▼
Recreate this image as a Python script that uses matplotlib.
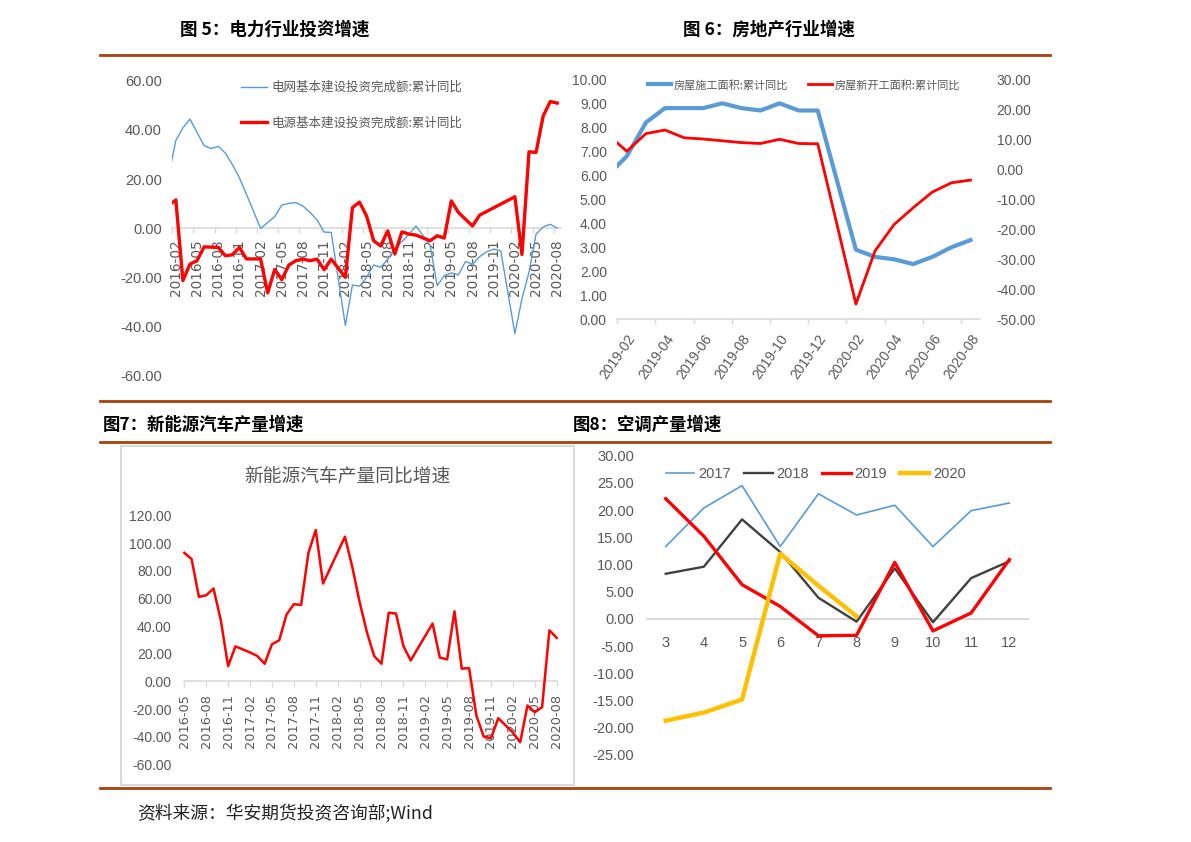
import numpy as np
import pandas as pd
import matplotlib
matplotlib.use("Agg")
import matplotlib.pyplot as plt
from matplotlib import font_manager as fm
from matplotlib.lines import Line2D
from matplotlib.patches import Rectangle

_names = {f.name for f in fm.fontManager.ttflist}
NARROW = "Liberation Sans Narrow" if "Liberation Sans Narrow" in _names else "Liberation Sans"
CJK = "Noto Sans CJK SC"
plt.rcParams["font.family"] = [NARROW, CJK, "DejaVu Sans"]

# ---------------- data ----------------
# Fig 5: power investment, cumulative YoY (%), monthly 2015-12 .. 2020-08 (Jan not published)
elec_months = pd.period_range("2015-12", "2020-08", freq="M").strftime("%Y-%m").tolist()
nan = np.nan
grid_yoy = [7.3,
            nan, 35.7, 40.8, 44.4, 39.0, 33.6, 32.4, 33.3, 30.6, 25.9, 20.5, 13.8,
            nan, -0.1, 2.3, 4.7, 9.4, 10.1, 10.4, 9.0, 6.4, 3.4, -1.6, -1.7,
            nan, -39.6, -23.1, -23.6, -20.0, -15.0, -15.9, -12.6, -8.5, -5.5, -2.5, 0.9,
            nan, -7.0, -23.4, -19.3, -18.2, -19.0, -13.6, -14.6, -11.6, -9.6, -8.5, -9.2,
            nan, -42.9, -28.7, -17.9, -2.4, 0.5, 1.6, 0.0]
power_yoy = [7.1,
             nan, 11.5, -21.3, -14.6, -13.2, -7.6, -7.7, -7.8, -11.2, -10.8, -7.8, -12.5,
             nan, -12.5, -26.3, -16.8, -20.9, -15.0, -13.2, -12.6, -13.2, -12.6, -16.9, -12.6,
             nan, -20.0, 8.4, 10.6, 5.0, -5.1, -7.2, -1.1, -10.5, -1.5, -2.4, -2.8,
             nan, -5.1, -3.1, -4.0, 11.1, 6.4, nan, 0.9, 5.3, nan, nan, nan,
             nan, 12.8, -10.7, 31.1, 30.8, 45.6, 51.5, 50.9]
grid_label = "电网基本建设投资完成额:累计同比"
power_label = "电源基本建设投资完成额:累计同比"

# Fig 6: real estate, cumulative YoY (%), 2018-12 .. 2020-08
re_months = pd.period_range("2018-12", "2020-08", freq="M").strftime("%Y-%m").tolist()
floor_under_constr = [5.2, nan, 6.8, 8.2, 8.8, 8.8, 8.8, 9.0, 8.8, 8.7, 9.0, 8.7, 8.7,
                      nan, 2.9, 2.6, 2.5, 2.3, 2.6, 3.0, 3.3]
new_starts = [17.2, nan, 6.0, 11.9, 13.1, 10.5, 10.1, 9.5, 8.9, 8.6, 10.0, 8.6, 8.5,
              nan, -44.9, -27.2, -18.4, -12.8, -7.6, -4.5, -3.6]
floor_label = "房屋施工面积:累计同比"
starts_label = "房屋新开工面积:累计同比"

# Fig 7: NEV production YoY (%), 2016-05 .. 2020-08
nev_months = pd.period_range("2016-05", "2020-08", freq="M").strftime("%Y-%m").tolist()
nev_yoy = [93.1, 88.6, 61.2, 62.4, 67.3, 44.3, 11.1, 25.4,
           nan, 21.0, 18.4, 12.8, 26.9, 29.8, 48.4, 55.9, 55.4, 93.1, 109.6, 70.9,
           nan, nan, 104.8, 83.0, 57.6, 35.8, 18.4, 12.8, 49.8, 49.1, 25.6, 15.2,
           nan, nan, 41.9, 17.2, 16.0, 50.8, 9.2, 9.7, -24.7, -39.9, -41.1, -26.6,
           nan, -37.0, -44.0, -17.4, -22.3, -18.6, 37.0, 31.5]
nev_title = "新能源汽车产量同比增速"

# Fig 8: air-conditioner production YoY (%), months 3..12
ac_months = [3, 4, 5, 6, 7, 8, 9, 10, 11, 12]
ac_2017 = [13.3, 20.4, 24.5, 13.3, 23.0, 19.1, 20.9, 13.3, 19.9, 21.3]
ac_2018 = [8.3, 9.6, 18.3, 12.3, 3.9, -0.5, 9.3, -0.6, 7.5, 10.6]
ac_2019 = [22.1, 15.2, 6.3, 2.3, -3.1, -3.0, 10.4, -2.2, 1.1, 10.9]
ac_2020 = [-18.7, -17.2, -14.8, 12.0, 6.1, 0.5]
ac_years = ["2017", "2018", "2019", "2020"]

titles = ["图 5：电力行业投资增速", "图 6：房地产行业增速", "图7：新能源汽车产量增速", "图8：空调产量增速"]
source = "资料来源：华安期货投资咨询部;Wind"

# ---------------- layout helpers ----------------
W, H = 1191, 842
fig = plt.figure(figsize=(W / 100, H / 100), dpi=100)
fig.patch.set_facecolor("white")


def rect(x0, y0, x1, y1):
    return [x0 / W, 1 - y1 / H, (x1 - x0) / W, (y1 - y0) / H]


def fx(x):
    return x / W


def fy(y):
    return 1 - y / H


GRAY_TXT = "#595959"
AXIS_GRAY = "#D9D9D9"
BLUE = "#5B9BD5"
RED = "#FF0000"
BROWN = "#A5410F"
CJKF = [CJK, "DejaVu Sans"]


def hide_spines(ax, keep_bottom=True):
    for s in ["top", "right", "left"]:
        ax.spines[s].set_visible(False)
    if keep_bottom:
        ax.spines["bottom"].set_color(AXIS_GRAY)
        ax.spines["bottom"].set_linewidth(1.2)
    else:
        ax.spines["bottom"].set_visible(False)
    ax.set_facecolor("none")


def valid(x, y):
    x = np.asarray(x, dtype=float)
    y = np.asarray(y, dtype=float)
    m = ~np.isnan(y)
    return x[m], y[m]


# decorative rule lines
for yy in [55, 401, 442, 788]:
    fig.add_artist(Line2D([fx(100), fx(1050)], [fy(yy), fy(yy)], color=BROWN, lw=2.0))

# titles
fig.text(fx(180), fy(30), titles[0], fontsize=12.6, fontweight="bold", family=CJKF, va="center", ha="left")
fig.text(fx(683), fy(30), titles[1], fontsize=12.6, fontweight="bold", family=CJKF, va="center", ha="left")
fig.text(fx(103), fy(425), titles[2], fontsize=12.5, fontweight="bold", family=CJKF, va="center", ha="left")
fig.text(fx(573), fy(425), titles[3], fontsize=12.5, fontweight="bold", family=CJKF, va="center", ha="left")
fig.text(fx(137), fy(813), source, fontsize=12.8, family=CJKF, va="center", ha="left", color="#222222")

# ---------------- Fig 5 ----------------
ax1 = fig.add_axes(rect(172.3, 80.7, 560.8, 375.7))
x1 = np.arange(len(elec_months))
l_grid, = ax1.plot(*valid(x1, grid_yoy), color=BLUE, lw=1.0, zorder=3, label=grid_label)
l_power, = ax1.plot(*valid(x1, power_yoy), color=RED, lw=2.4, zorder=4, label=power_label)
ax1.set_xlim(1.5, len(elec_months) - 0.5)
ax1.set_ylim(-60, 60)
hide_spines(ax1)
ax1.spines["bottom"].set_position(("data", 0))
ax1.set_yticks(np.arange(-60, 61, 20))
ax1.set_yticklabels([f"{v:.2f}" for v in np.arange(-60, 61, 20)])
ax1.tick_params(axis="y", length=0, pad=7.5, labelsize=10.5, labelcolor=GRAY_TXT)
lab_idx = list(range(2, len(elec_months), 3))
ax1.set_xticks(lab_idx)
ax1.set_xticklabels([elec_months[i] for i in lab_idx], rotation=90, family=["DejaVu Sans"])
ax1.set_xticks([i - 0.5 for i in lab_idx], minor=True)
ax1.tick_params(axis="x", which="major", length=0, pad=8, labelsize=9.8, labelcolor=GRAY_TXT)
ax1.tick_params(axis="x", which="minor", length=3.6, width=1, color=AXIS_GRAY, direction="out")
ax1.legend(handles=[l_grid, l_power], loc="upper left", bbox_to_anchor=(fx(241), fy(81)),
           bbox_transform=fig.transFigure, frameon=False, borderpad=0, borderaxespad=0,
           handlelength=2.1, handletextpad=0.3, labelspacing=1.8,
           prop={"family": CJKF, "size": 9}, labelcolor=GRAY_TXT)

# ---------------- Fig 6 ----------------
ax2 = fig.add_axes(rect(617.3, 79.3, 980, 319.3))
x2 = np.arange(len(re_months)) - 1
l_floor, = ax2.plot(*valid(x2, floor_under_constr), color=BLUE, lw=3.0, zorder=3, label=floor_label)
ax2.set_xlim(0.5, x2[-1] + 0.5)
ax2.set_ylim(0, 10)
hide_spines(ax2)
ax2.set_yticks(np.arange(0, 10.1, 1))
ax2.set_yticklabels([f"{v:.2f}" for v in np.arange(0, 10.1, 1)])
ax2.tick_params(axis="y", length=0, pad=7.5, labelsize=10, labelcolor=GRAY_TXT)
lab2 = list(range(1, x2[-1] + 1, 2))
ax2.set_xticks(lab2)
ax2.set_xticklabels([re_months[j + 1] for j in lab2], rotation=55, ha="right", va="top",
                    rotation_mode="anchor", family=["Liberation Sans"])
ax2.set_xticks([j - 0.5 for j in lab2], minor=True)
ax2.tick_params(axis="x", which="major", length=0, pad=9, labelsize=10, labelcolor=GRAY_TXT)
ax2.tick_params(axis="x", which="minor", length=3.6, width=1, color=AXIS_GRAY, direction="out")
ax2b = ax2.twinx()
l_starts, = ax2b.plot(*valid(x2, new_starts), color=RED, lw=2.0, zorder=3, label=starts_label)
ax2b.set_ylim(-50, 30)
for s in ["top", "right", "left", "bottom"]:
    ax2b.spines[s].set_visible(False)
ax2b.set_yticks(np.arange(-50, 31, 10))
ax2b.set_yticklabels([f"{v:.2f}" for v in np.arange(-50, 31, 10)])
ax2b.tick_params(axis="y", length=0, pad=12, labelsize=10, labelcolor=GRAY_TXT)
ax2b.legend(handles=[l_floor, l_starts], loc="upper left", bbox_to_anchor=(fx(648), fy(79.5)),
            bbox_transform=fig.transFigure, frameon=False, borderpad=0, borderaxespad=0, ncol=2,
            handlelength=2.1, handletextpad=0.25, columnspacing=1.8,
            prop={"family": CJKF, "size": 8.0}, labelcolor=GRAY_TXT)

# ---------------- Fig 7 ----------------
fig.add_artist(Rectangle((fx(121), fy(784.5)), fx(573.5) - fx(121), fy(446) - fy(784.5),
                         fill=False, edgecolor=AXIS_GRAY, lw=1.5))
fig.text(fx(347.5), fy(476), nev_title, fontsize=13.5, family=CJKF, color=GRAY_TXT,
         ha="center", va="center")
ax3 = fig.add_axes(rect(184.3, 515.7, 556.7, 764.3))
x3 = np.arange(len(nev_months))
ax3.plot(*valid(x3, nev_yoy), color=RED, lw=1.8, zorder=3, clip_on=False)
ax3.set_xlim(0, len(nev_months) - 1)
ax3.set_ylim(-60, 120)
hide_spines(ax3)
ax3.spines["bottom"].set_position(("data", 0))
ax3.set_yticks(np.arange(-60, 121, 20))
ax3.set_yticklabels([f"{v:.2f}" for v in np.arange(-60, 121, 20)])
ax3.tick_params(axis="y", length=0, pad=9, labelsize=10, labelcolor=GRAY_TXT)
lab3 = list(range(0, len(nev_months), 3))
ax3.set_xticks(lab3)
ax3.set_xticklabels([nev_months[i] for i in lab3], rotation=90, family=["DejaVu Sans"])
ax3.tick_params(axis="x", length=4, width=1, color=AXIS_GRAY, pad=5, labelsize=9.3,
                labelcolor=GRAY_TXT, direction="out")

# ---------------- Fig 8 ----------------
ax4 = fig.add_axes(rect(646.6, 455.7, 1028.4, 755))
styles = [("#5B9BD5", 1.2), ("#404040", 1.7), ("#FF0000", 2.4), ("#FFC000", 3.2)]
handles = []
for vals, yr, (c, lw) in zip([ac_2017, ac_2018, ac_2019, ac_2020], ac_years, styles):
    h, = ax4.plot(ac_months[:len(vals)], vals, color=c, lw=lw, zorder=3, label=yr)
    handles.append(h)
ax4.set_xlim(ac_months[0] - 0.5, ac_months[-1] + 0.5)
ax4.set_ylim(-25, 30)
hide_spines(ax4)
ax4.spines["bottom"].set_position(("data", 0))
ax4.spines["bottom"].set_linewidth(1.5)
ax4.set_yticks(np.arange(-25, 31, 5))
ax4.set_yticklabels([f"{v:.2f}" for v in np.arange(-25, 31, 5)])
ax4.tick_params(axis="y", length=0, pad=9, labelsize=10.5, labelcolor=GRAY_TXT)
ax4.set_xticks(ac_months)
ax4.set_xticklabels([str(m) for m in ac_months], family=["Liberation Sans"])
ax4.tick_params(axis="x", length=0, pad=12, labelsize=10.5, labelcolor=GRAY_TXT)
ax4.legend(handles=handles, loc="upper left", bbox_to_anchor=(fx(666), fy(467)),
           bbox_transform=fig.transFigure, frameon=False, borderpad=0, borderaxespad=0, ncol=4,
           handlelength=1.95, handletextpad=0.27, columnspacing=0.9,
           prop={"family": [NARROW, "DejaVu Sans"], "size": 10.5}, labelcolor=GRAY_TXT)

fig.savefig("out.png", dpi=100, facecolor="white")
▲
Task directions:
Show the lines of the material that contain the word "matplotlib".

Right answer:
Recreate this image as a Python script that uses matplotlib.
import matplotlib
matplotlib.use("Agg")
import matplotlib.pyplot as plt
from matplotlib import font_manager as fm
from matplotlib.lines import Line2D
from matplotlib.patches import Rectangle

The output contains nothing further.